**SUPPLIED INFORMATION**.

* * * *

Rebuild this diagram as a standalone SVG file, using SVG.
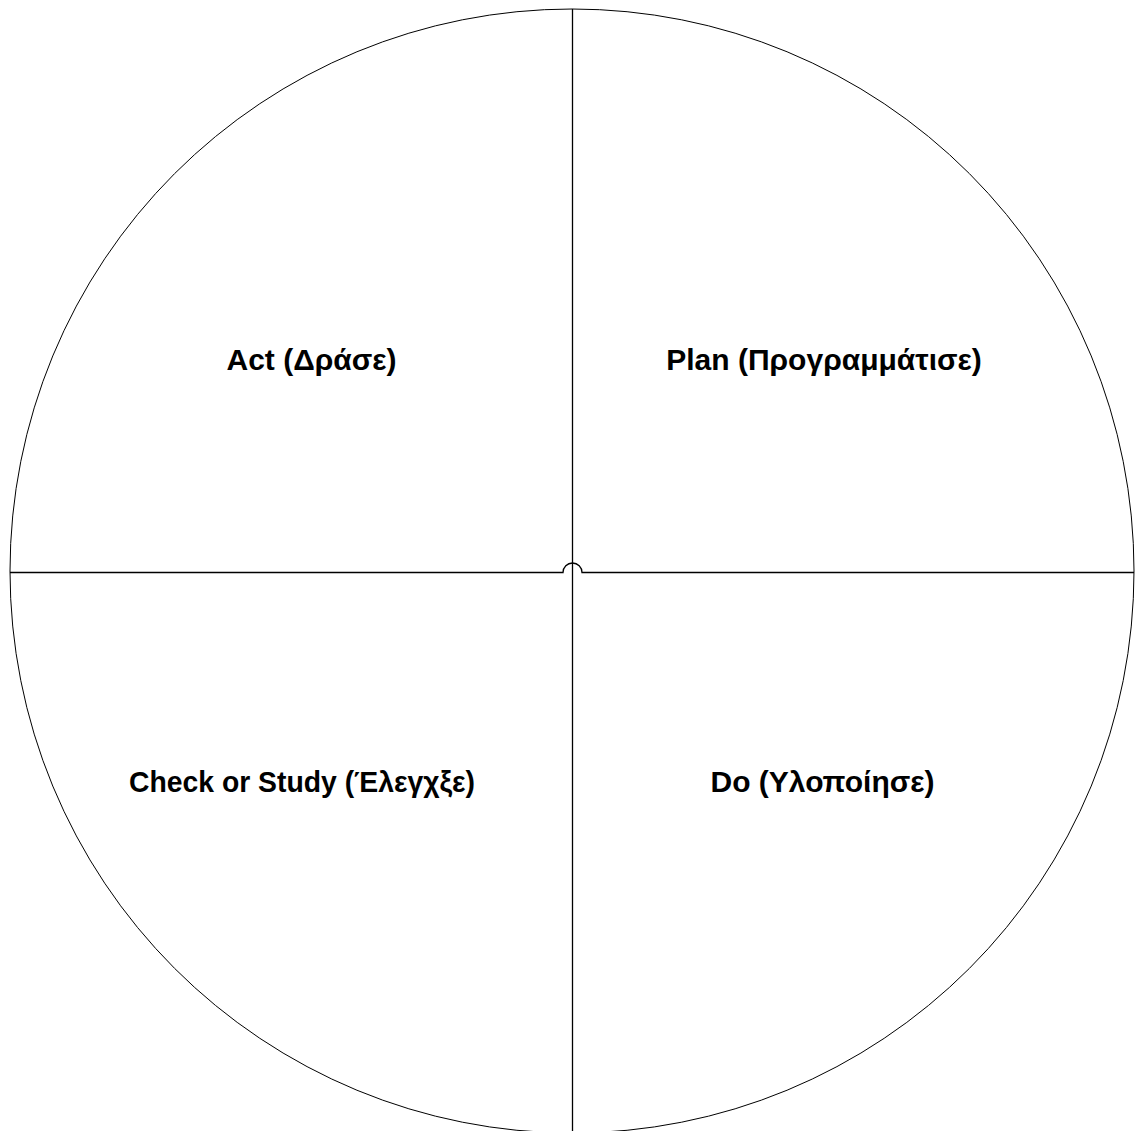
<svg xmlns="http://www.w3.org/2000/svg" width="1135" height="1131" viewBox="0 0 1135 1131">
  <style>
    .ring { fill: #ffffff; stroke: #000000; stroke-width: 1; }
    .axis { fill: none; stroke: #000000; stroke-width: 1.3; }
    .label { font-family: "Liberation Sans", Arial, sans-serif; font-weight: bold; font-size: 30px; fill: #000000; text-anchor: middle; }
  </style>
  <rect width="1135" height="1131" fill="#ffffff"/>
  <g id="cycle">
    <circle class="ring" cx="572" cy="571" r="562"/>
  </g>
  <g id="connectors">
    <!-- vertical divider -->
    <line class="axis" x1="572.5" y1="9" x2="572.5" y2="1131"/>
    <!-- horizontal divider with a hop over the vertical one -->
    <path class="axis" d="M10 572.5 H563 A9.5 9.5 0 0 1 582 572.5 H1134"/>
  </g>
  <g id="act"><text class="label" x="311.5" y="370">Act (Δράσε)</text></g>
  <g id="plan"><text class="label" x="824" y="370">Plan (Προγραμμάτισε)</text></g>
  <g id="check"><text class="label" x="302" y="792" textLength="346" lengthAdjust="spacingAndGlyphs">Check or Study (Έλεγχξε)</text></g>
  <g id="do"><text class="label" x="822.5" y="792">Do (Υλοποίησε)</text></g>
</svg>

* * * *

**STATED TASK**. Quote the material in full and exactly; do not carry over its pictures.

**RESULT FOR THIS EXERCISE**.
Rebuild this diagram as a standalone SVG file, using SVG.
<svg xmlns="http://www.w3.org/2000/svg" width="1135" height="1131" viewBox="0 0 1135 1131">
  <style>
    .ring { fill: #ffffff; stroke: #000000; stroke-width: 1; }
    .axis { fill: none; stroke: #000000; stroke-width: 1.3; }
    .label { font-family: "Liberation Sans", Arial, sans-serif; font-weight: bold; font-size: 30px; fill: #000000; text-anchor: middle; }
  </style>
  <rect width="1135" height="1131" fill="#ffffff"/>
  <g id="cycle">
    <circle class="ring" cx="572" cy="571" r="562"/>
  </g>
  <g id="connectors">
    <!-- vertical divider -->
    <line class="axis" x1="572.5" y1="9" x2="572.5" y2="1131"/>
    <!-- horizontal divider with a hop over the vertical one -->
    <path class="axis" d="M10 572.5 H563 A9.5 9.5 0 0 1 582 572.5 H1134"/>
  </g>
  <g id="act"><text class="label" x="311.5" y="370">Act (Δράσε)</text></g>
  <g id="plan"><text class="label" x="824" y="370">Plan (Προγραμμάτισε)</text></g>
  <g id="check"><text class="label" x="302" y="792" textLength="346" lengthAdjust="spacingAndGlyphs">Check or Study (Έλεγχξε)</text></g>
  <g id="do"><text class="label" x="822.5" y="792">Do (Υλοποίησε)</text></g>
</svg>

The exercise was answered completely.